▸ Exercise details: Quote word for word the lines below, beginning with the first and ending with the one that has "const FS = 23;". Drop the pictures.
### Given data
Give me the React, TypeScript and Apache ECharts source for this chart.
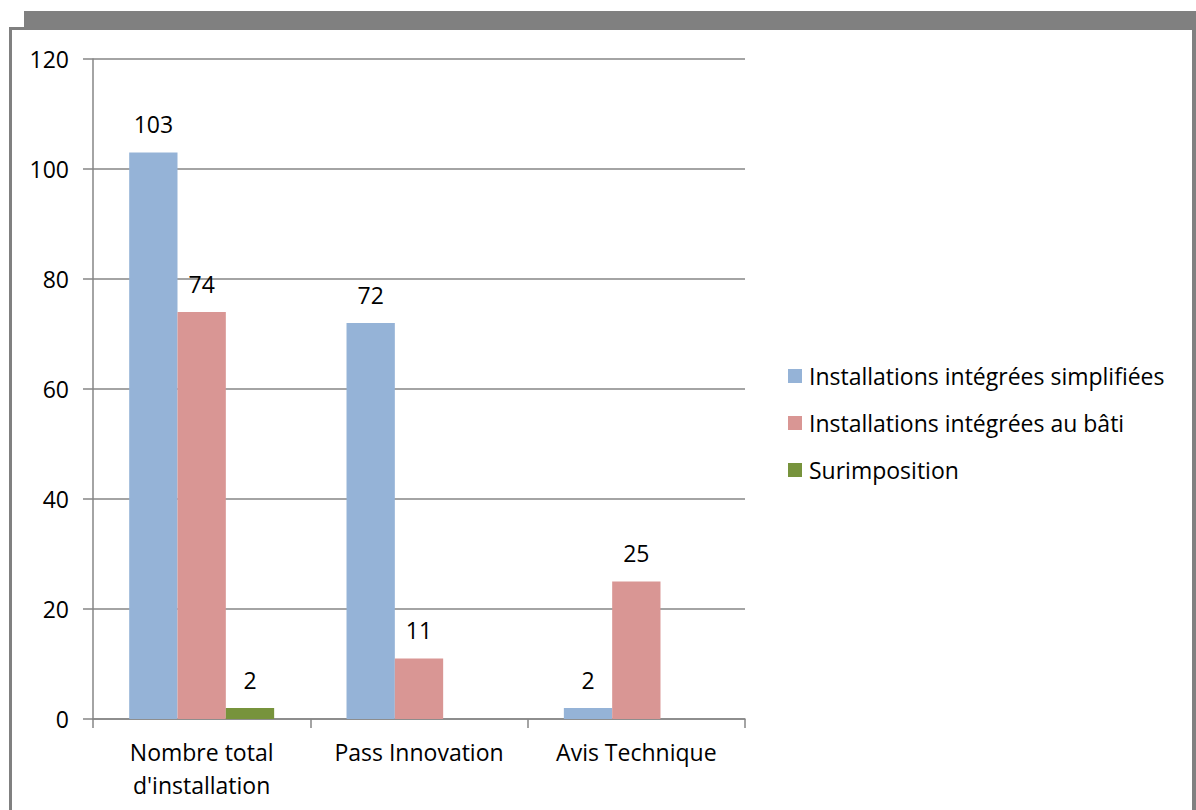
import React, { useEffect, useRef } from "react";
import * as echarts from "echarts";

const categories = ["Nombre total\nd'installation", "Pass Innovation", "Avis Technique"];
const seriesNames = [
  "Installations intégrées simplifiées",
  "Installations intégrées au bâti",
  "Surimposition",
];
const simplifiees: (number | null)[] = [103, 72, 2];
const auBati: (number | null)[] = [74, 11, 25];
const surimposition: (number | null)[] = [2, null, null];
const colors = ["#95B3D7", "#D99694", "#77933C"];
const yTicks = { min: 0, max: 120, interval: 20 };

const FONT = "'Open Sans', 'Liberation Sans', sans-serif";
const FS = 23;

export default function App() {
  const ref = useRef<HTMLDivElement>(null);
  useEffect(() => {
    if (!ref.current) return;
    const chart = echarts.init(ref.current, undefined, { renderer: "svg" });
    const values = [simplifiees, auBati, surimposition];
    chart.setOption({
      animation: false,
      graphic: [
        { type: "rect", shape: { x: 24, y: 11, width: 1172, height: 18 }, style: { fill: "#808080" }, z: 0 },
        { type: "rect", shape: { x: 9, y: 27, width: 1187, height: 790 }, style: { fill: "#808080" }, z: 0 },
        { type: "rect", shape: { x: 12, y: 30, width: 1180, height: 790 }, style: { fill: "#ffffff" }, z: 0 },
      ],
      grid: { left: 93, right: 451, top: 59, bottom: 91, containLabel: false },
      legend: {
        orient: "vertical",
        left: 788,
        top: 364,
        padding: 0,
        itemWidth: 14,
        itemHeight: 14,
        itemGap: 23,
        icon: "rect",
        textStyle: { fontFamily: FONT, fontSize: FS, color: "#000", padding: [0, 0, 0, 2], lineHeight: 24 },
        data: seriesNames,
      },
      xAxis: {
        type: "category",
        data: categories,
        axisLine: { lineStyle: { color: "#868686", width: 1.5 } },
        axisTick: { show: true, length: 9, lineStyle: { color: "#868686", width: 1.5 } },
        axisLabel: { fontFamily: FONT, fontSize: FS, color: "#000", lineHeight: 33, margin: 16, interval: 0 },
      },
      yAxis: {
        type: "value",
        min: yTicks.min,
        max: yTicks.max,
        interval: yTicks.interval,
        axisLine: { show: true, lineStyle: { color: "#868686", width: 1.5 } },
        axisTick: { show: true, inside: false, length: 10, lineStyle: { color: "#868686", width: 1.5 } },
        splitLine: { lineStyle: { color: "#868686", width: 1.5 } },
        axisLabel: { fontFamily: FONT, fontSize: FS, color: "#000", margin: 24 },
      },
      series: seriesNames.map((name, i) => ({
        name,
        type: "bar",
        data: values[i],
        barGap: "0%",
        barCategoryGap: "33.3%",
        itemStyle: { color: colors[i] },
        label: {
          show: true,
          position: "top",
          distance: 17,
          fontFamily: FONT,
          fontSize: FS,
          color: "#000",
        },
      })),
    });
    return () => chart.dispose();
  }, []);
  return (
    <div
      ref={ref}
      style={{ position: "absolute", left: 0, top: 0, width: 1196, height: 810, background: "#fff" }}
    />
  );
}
######
▸ Exercise output:
Give me the React, TypeScript and Apache ECharts source for this chart.
import React, { useEffect, useRef } from "react";
import * as echarts from "echarts";

const categories = ["Nombre total\nd'installation", "Pass Innovation", "Avis Technique"];
const seriesNames = [
  "Installations intégrées simplifiées",
  "Installations intégrées au bâti",
  "Surimposition",
];
const simplifiees: (number | null)[] = [103, 72, 2];
const auBati: (number | null)[] = [74, 11, 25];
const surimposition: (number | null)[] = [2, null, null];
const colors = ["#95B3D7", "#D99694", "#77933C"];
const yTicks = { min: 0, max: 120, interval: 20 };

const FONT = "'Open Sans', 'Liberation Sans', sans-serif";
const FS = 23;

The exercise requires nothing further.